Peut-être parce que j’ai grandi de l’autre côté de la 30, en banlieue éloignée de Montréal (dans la maison sur la photo ci-haut), je trouve qu’on ne parle pas assez et souvent mal de la banlieue. Force est de constater que l’essentiel de l’innovation urbaine porte sur les quartiers centraux. Économie du partage, ruelles vertes, aménagements transitoires: presque toute l’énergie créative se concentre sur les mêmes secteurs, où vivent souvent ceux qui s’intéressent à la qualité des milieux de vie, d’ailleurs.
La banlieue est largement abandonnée par ceux qui réfléchissent au futur de notre société. Du côté de la recherche académique, il y eut un temps le Groupe interdisciplinaire de recherche sur les banlieues, mais ses objets d’étude s’en sont éloignés depuis quelque temps. Je le vois aussi dans les CV que je reçois: tous les étudiants en urbanisme ont fait leur mémoire de maîtrise sur la démocratie participative dans les quartiers centraux montréalais, sur l’aménagement de pistes cyclables, sur la biodiversité urbaine, etc.
Ces sujets et beaucoup d’autres sont pertinents, bien sûr. Mais les quartiers « centraux » comptent peut-être pour 20% de la région de Québec et 25% de celle de Montréal, soit moins de 15% de la population québécoise. Un autre 25% habite en dehors des six grandes régions urbaines (Montréal, Québec, Gatineau, Sherbrooke, Saguenay, Trois-Rivières). Au pourtour des grandes et des moyennes villes, restent donc quelque 50% de Québécoises et Québécois qui peuvent dire qu’ils vivent en banlieue. Environ la moitié de la population québécoise!

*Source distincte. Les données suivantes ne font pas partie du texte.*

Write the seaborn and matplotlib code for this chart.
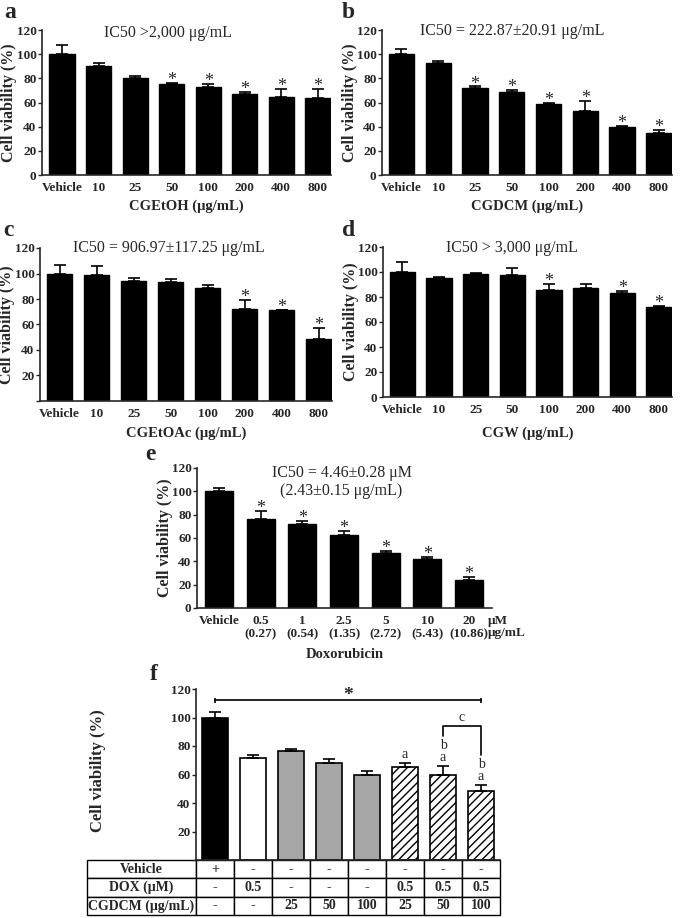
import numpy as np
import pandas as pd
import matplotlib
matplotlib.use("Agg")
import matplotlib.pyplot as plt
import seaborn as sns

# ---------------- data ----------------
conc_labels = ["Vehicle", "10", "25", "50", "100", "200", "400", "800"]

a_vals = [100, 90, 80.5, 75, 73, 67, 64.5, 64]
a_errs = [8, 3, 1.5, 1.3, 2.3, 1.7, 7, 7.3]
a_sig = [0, 0, 0, 1, 1, 1, 1, 1]

b_vals = [100, 93, 72, 69, 58.5, 53, 39.5, 35]
b_errs = [4, 1, 1.3, 1.5, 1, 8, 1, 2.5]
b_sig = [0, 0, 1, 1, 1, 1, 1, 1]

c_vals = [100, 99, 94, 93, 89, 72, 71, 49]
c_errs = [7, 6.5, 2.4, 2.6, 2, 7, 0.5, 8]
c_sig = [0, 0, 0, 0, 0, 1, 1, 1]

d_vals = [100, 95, 98.7, 98, 85.5, 87.2, 83, 72]
d_errs = [8, 0.8, 0.5, 5.5, 4.7, 3.5, 2, 1]
d_sig = [0, 0, 0, 0, 1, 0, 1, 1]

e_labels = ["Vehicle", "0.5\n(0.27)", "1\n(0.54)", "2.5\n(1.35)", "5\n(2.72)",
            "10\n(5.43)", "20\n(10.86)"]
e_vals = [100, 76.5, 72, 63, 47.5, 42, 24]
e_errs = [2.5, 7, 2.3, 3, 1.7, 1.7, 3]
e_sig = [0, 1, 1, 1, 1, 1, 1]

f_groups = ["Vehicle", "DOX", "CG25", "CG50", "CG100", "DOX+CG25", "DOX+CG50", "DOX+CG100"]
f_vals = [100, 71.5, 76.5, 67.8, 59.3, 65.5, 60, 48.5]
f_errs = [4, 2.5, 1.6, 2.8, 3, 2.8, 6, 4]
f_colors = ["black", "white", "#a6a6a6", "#a6a6a6", "#a6a6a6", "white", "white", "white"]
f_hatches = ["", "", "", "", "", "////", "////", "////"]
f_letters = ["", "", "", "", "", "a", "b\na", "b\na"]
f_star_y = 112
f_bracket_y = 94
f_bracket_legs = [87, 74]

f_row_labels = ["Vehicle", "DOX (\u03bcM)", "CGDCM (\u03bcg/mL)"]
f_vehicle = ["+", "-", "-", "-", "-", "-", "-", "-"]
f_dox = ["-", "0.5", "-", "-", "-", "0.5", "0.5", "0.5"]
f_cgdcm = ["-", "-", "25", "50", "100", "25", "50", "100"]

# ---------------- style ----------------
sns.set_style("ticks")
plt.rcParams["font.family"] = ["Liberation Serif", "DejaVu Serif"]
plt.rcParams["hatch.linewidth"] = 1.0
plt.rcParams["axes.linewidth"] = 1.2

W, H = 685, 918
fig = plt.figure(figsize=(W / 100, H / 100), dpi=100)


def add_ax(left, right, top, bottom):
    return fig.add_axes([left / W, 1 - bottom / H, (right - left) / W, (bottom - top) / H])


TICK_FS = 9.5
YLAB_FS = 11.5
XLAB_FS = 10.5
TITLE_FS = 11.5
LET_FS = 17
STAR_FS = 13


def bar_panel(ax, labels, vals, errs, sig, xlabel, title, title_xy, xlim,
              width=0.69, show_zero=True, ylab_x=-0.085, xlab_y=-0.16):
    df = pd.DataFrame({"g": labels, "v": vals})
    sns.barplot(data=df, x="g", y="v", order=labels, color="black",
                edgecolor="black", linewidth=1, width=width, errorbar=None,
                saturation=1, ax=ax)
    x = np.arange(len(labels))
    ax.errorbar(x, vals, yerr=[np.zeros(len(vals)), errs], fmt="none",
                ecolor="black", elinewidth=1.2, capsize=4, capthick=1.2)
    for xi, v, e, s in zip(x, vals, errs, sig):
        if s:
            ax.annotate("*", xy=(xi, v + e), xytext=(0, -1.5), textcoords="offset points",
                        ha="center", va="baseline", fontsize=STAR_FS)
    ax.set_ylim(0, 120)
    ax.set_xlim(*xlim)
    ax.set_yticks(np.arange(0, 121, 20))
    if not show_zero:
        ax.set_yticklabels([""] + [str(t) for t in range(20, 121, 20)])
    ax.tick_params(axis="y", length=3, width=1, labelsize=TICK_FS, pad=1)
    ax.tick_params(axis="x", length=0, labelsize=TICK_FS, pad=5)
    for lab in ax.get_xticklabels() + ax.get_yticklabels():
        lab.set_fontweight("bold")
    sns.despine(ax=ax)
    ax.set_ylabel("Cell viability (%)", fontsize=YLAB_FS, fontweight="bold")
    ax.yaxis.set_label_coords(ylab_x, 0.5)
    ax.set_xlabel(xlabel, fontsize=XLAB_FS, fontweight="bold")
    ax.xaxis.set_label_coords(0.5, xlab_y)
    ax.text(title_xy[0], title_xy[1], title, transform=ax.transAxes, ha="center",
            va="center", fontsize=TITLE_FS, linespacing=1.1)


# ---- a ----
ax_a = add_ax(42, 331, 30, 175)
bar_panel(ax_a, conc_labels, a_vals, a_errs, a_sig, "CGEtOH (\u03bcg/mL)",
          "IC50 >2,000 \u03bcg/mL", (0.436, 0.98), (-0.55, 7.36), xlab_y=-0.17)
# ---- b ----
ax_b = add_ax(382, 672, 30, 175)
bar_panel(ax_b, conc_labels, b_vals, b_errs, b_sig, "CGDCM (\u03bcg/mL)",
          "IC50 = 222.87\u00b120.91 \u03bcg/mL", (0.45, 0.99), (-0.53, 7.36),
          ylab_x=-0.083, xlab_y=-0.17)
# ---- c ----
ax_c = add_ax(40, 332, 248, 401)
bar_panel(ax_c, conc_labels, c_vals, c_errs, c_sig, "CGEtOAc (\u03bcg/mL)",
          "IC50 = 906.97\u00b1117.25 \u03bcg/mL", (0.44, 1.0), (-0.53, 7.36),
          show_zero=False, ylab_x=-0.086, xlab_y=-0.17)
# ---- d ----
ax_d = add_ax(383, 672, 247, 397)
bar_panel(ax_d, conc_labels, d_vals, d_errs, d_sig, "CGW (\u03bcg/mL)",
          "IC50 > 3,000 \u03bcg/mL", (0.446, 0.99), (-0.53, 7.36),
          ylab_x=-0.083, xlab_y=-0.2)
# ---- e ----
ax_e = add_ax(197, 492, 468, 608)
bar_panel(ax_e, e_labels, e_vals, e_errs, e_sig, "Doxorubicin",
          "IC50 = 4.46\u00b10.28 \u03bcM\n(2.43\u00b10.15 \u03bcg/mL)", (0.49, 0.9),
          (-0.53, 6.55), width=0.67, ylab_x=-0.081, xlab_y=-0.286)
ax_e.annotate("\u03bcM\n\u03bcg/mL", xy=(1.0, 0), xycoords="axes fraction",
              xytext=(-3, -5), textcoords="offset points", ha="left", va="top",
              fontsize=TICK_FS, fontweight="bold", linespacing=1.0)

# ---- f ----
ax_f = add_ax(196, 500, 689, 860)
df_f = pd.DataFrame({"g": f_groups, "v": f_vals})
sns.barplot(data=df_f, x="g", y="v", order=f_groups, color="black", edgecolor="black",
            linewidth=1.2, width=0.66, errorbar=None, saturation=1, ax=ax_f)
for p, col, h in zip(ax_f.patches, f_colors, f_hatches):
    p.set_facecolor(col)
    p.set_hatch(h)
xf = np.arange(len(f_groups))
ax_f.errorbar(xf, f_vals, yerr=[np.zeros(len(f_vals)), f_errs], fmt="none",
              ecolor="black", elinewidth=1.2, capsize=4, capthick=1.2)
for xi, v, e, t in zip(xf, f_vals, f_errs, f_letters):
    if t:
        ax_f.annotate(t, xy=(xi, v + e), xytext=(0, 3.5), textcoords="offset points",
                      ha="center", va="baseline", fontsize=10, linespacing=0.95)
# significance bar
ax_f.errorbar([xf[0], xf[-1]], [f_star_y, f_star_y], yerr=1.6, fmt="none",
              ecolor="black", elinewidth=1.2)
ax_f.plot([xf[0], xf[-1]], [f_star_y, f_star_y], color="black", lw=1.2)
ax_f.text((xf[0] + xf[-1]) / 2, f_star_y, "*", ha="center", va="baseline",
          fontsize=STAR_FS + 1, fontweight="bold")
# bracket c
ax_f.plot([xf[-2], xf[-2], xf[-1], xf[-1]],
          [f_bracket_legs[0], f_bracket_y, f_bracket_y, f_bracket_legs[1]],
          color="black", lw=1.2)
ax_f.text((xf[-2] + xf[-1]) / 2, f_bracket_y + 1.5, "c", ha="center", va="bottom",
          fontsize=10)
ax_f.set_ylim(0, 120)
ax_f.set_xlim(-0.5, 7.5)
ax_f.set_yticks(np.arange(0, 121, 20))
ax_f.set_yticklabels([""] + [str(t) for t in range(20, 121, 20)])
ax_f.tick_params(axis="y", length=3, width=1, labelsize=TICK_FS, pad=1)
ax_f.tick_params(axis="x", length=0, labelbottom=False)
for lab in ax_f.get_yticklabels():
    lab.set_fontweight("bold")
ax_f.set_xlabel("")
sns.despine(ax=ax_f)
ax_f.set_ylabel("Cell viability (%)", fontsize=YLAB_FS + 0.5, fontweight="bold")
ax_f.yaxis.set_label_coords(-0.295, 0.52)

cell_text = [[lab] + row for lab, row in zip(f_row_labels, [f_vehicle, f_dox, f_cgdcm])]
first_w = 109
col_w = 38
tot = first_w + col_w * len(f_groups)
tbl = ax_f.table(cellText=cell_text, cellLoc="center",
                 colWidths=[first_w / tot] + [col_w / tot] * len(f_groups),
                 bbox=[-(first_w / 304), -(55 / 171), tot / 304, 55 / 171])
tbl.auto_set_font_size(False)
for (r, c), cell in tbl.get_celld().items():
    cell.set_linewidth(1.0)
    cell.set_edgecolor("black")
    cell.get_text().set_fontsize(10)
    cell.get_text().set_fontweight("bold")
    if c == 0:
        cell._loc = "right"
        cell.PAD = 0.015

# panel letters
for letter, (px, py) in zip("abcdef", [(4, 2), (342, 2), (3, 220), (342, 220),
                                       (145, 444), (150, 664)]):
    fig.text(px / W, 1 - py / H, letter, fontsize=LET_FS, fontweight="bold",
             ha="left", va="top")

fig.savefig("out.png", dpi=100)
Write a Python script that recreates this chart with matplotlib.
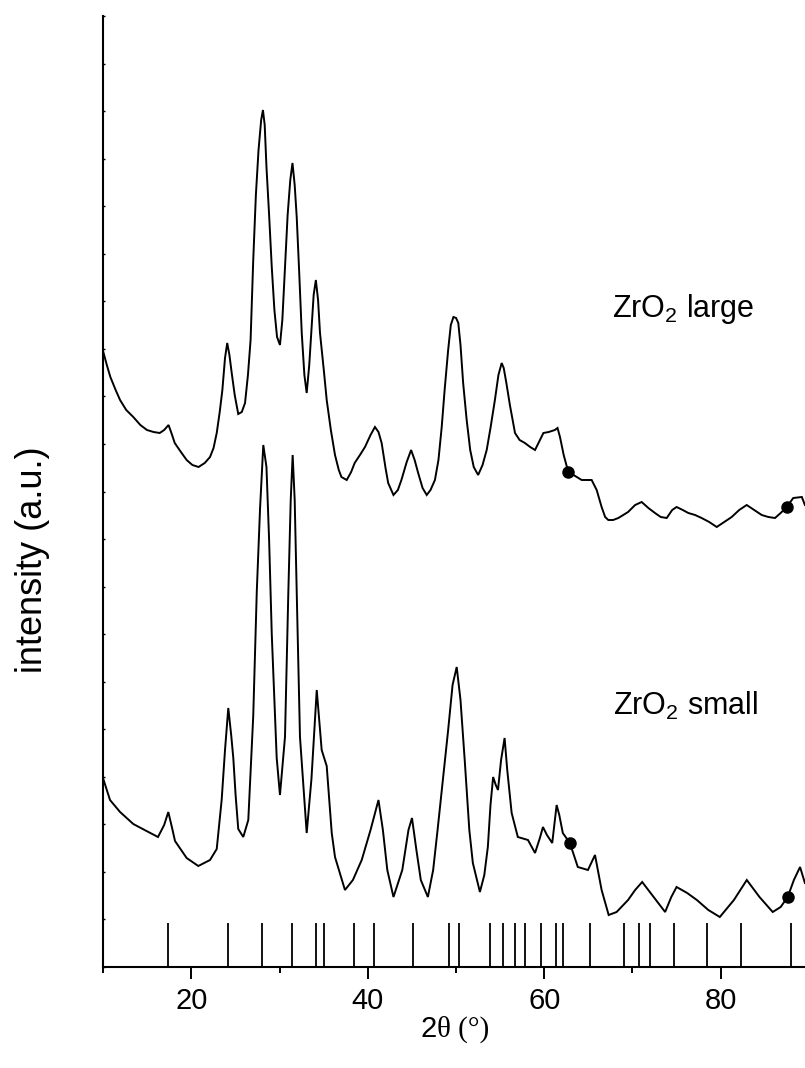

Où sont la réflexion, la recherche, les initiatives pour s’occuper de cette banlieue autrement que pour fustiger le mode de vie de ses habitants et ses conséquences économiques et environnementales?
C’est d’autant plus important que la réalité de la banlieue est changeante. On y trouve de nouvelles poches de pauvreté, mais aussi de plus en plus d’emplois. Des déserts alimentaires, et des power centers qui drainent les commerces de proximité hors des cœurs historiques urbains et villageois. Une offre de loisir en croissance, mais difficile d’accès pour qui n’a pas de voiture. Des familles, et beaucoup de ménages vieillissants, donc des besoins très variés en services, en habitation, etc. La banlieue est un fantastique creuset pour changer le monde.
Au vu des impacts de l’étalement urbain, c’est sur la banlieue que devrait se concentrer une bonne part de notre intelligence collective.
Nous sommes fiers, à Vivre en Ville, et malgré notre nom (!), de travailler avec plusieurs villes de banlieue proactives. Nous avons dédié à la banlieue plusieurs publications majeures, des vidéos, et organisé, dès 2013, le colloque La banlieue en transformation. Bien sûr, plusieurs firmes tentent d’innover à travers leurs mandats avec les villes des couronnes de banlieue, et il y a Arpent, qui œuvre en faveur de leur densification douce, mais nous commençons à nous sentir un peu seuls à faire de la banlieue un sujet d’étude, d’innovation et de transformation majeure.
S’intéresser à la banlieue ne veut pas dire accepter les conséquences de son étalement et de son éparpillement. Son impact environnemental et économique est d’ailleurs un des arguments pour mieux s’en occuper. En ce début 2020, nous proposons un programme en trois points.
1. D’abord, il faut continuer d’oser dire et assumer que la banlieue doit cesser de croître en s’étalant. À ce chapitre, l’année a très mal commencé. Alors qu’un rapport de la CMM nous informe que la banlieue dévore maintenant la banlieue, le gouvernement ne semble pas vouloir prendre le taureau par les cornes, en acceptant récemment un schéma d’aménagement comme celui de la MRC de Montcalm.
2. Ensuite, nous devons appuyer l’évolution de la banlieue. Pour revitaliser les anciennes strips commerciales et densifier intelligemment les quartiers de bungalows vieillissants, il faudra un soutien massif de l’État. Vivre en Ville propose des fonds dédiés qui pourraient s’inscrire dans un Fonds en aménagement et urbanisme durables doté d’une enveloppe de 100 millions par année, une de nos propositions au gouvernement dans le cadre du Plan d’électrification et de changements climatiques.
3. Enfin, le plus important est un changement d’attitude: il va falloir cesser d’ignorer et de mépriser la banlieue. La moitié d’entre nous y vivons: nous ne pouvons pas nous laisser tomber.
C’est en banlieue que nous allons réussir ou échouer la nécessaire transition vers une société sobre, résiliente et équitable. Pour cela, il va falloir l’aimer un peu. Peut-être pas pour tout ce qu’elle est en ce moment, mais pour tout ce qu’elle peut devenir.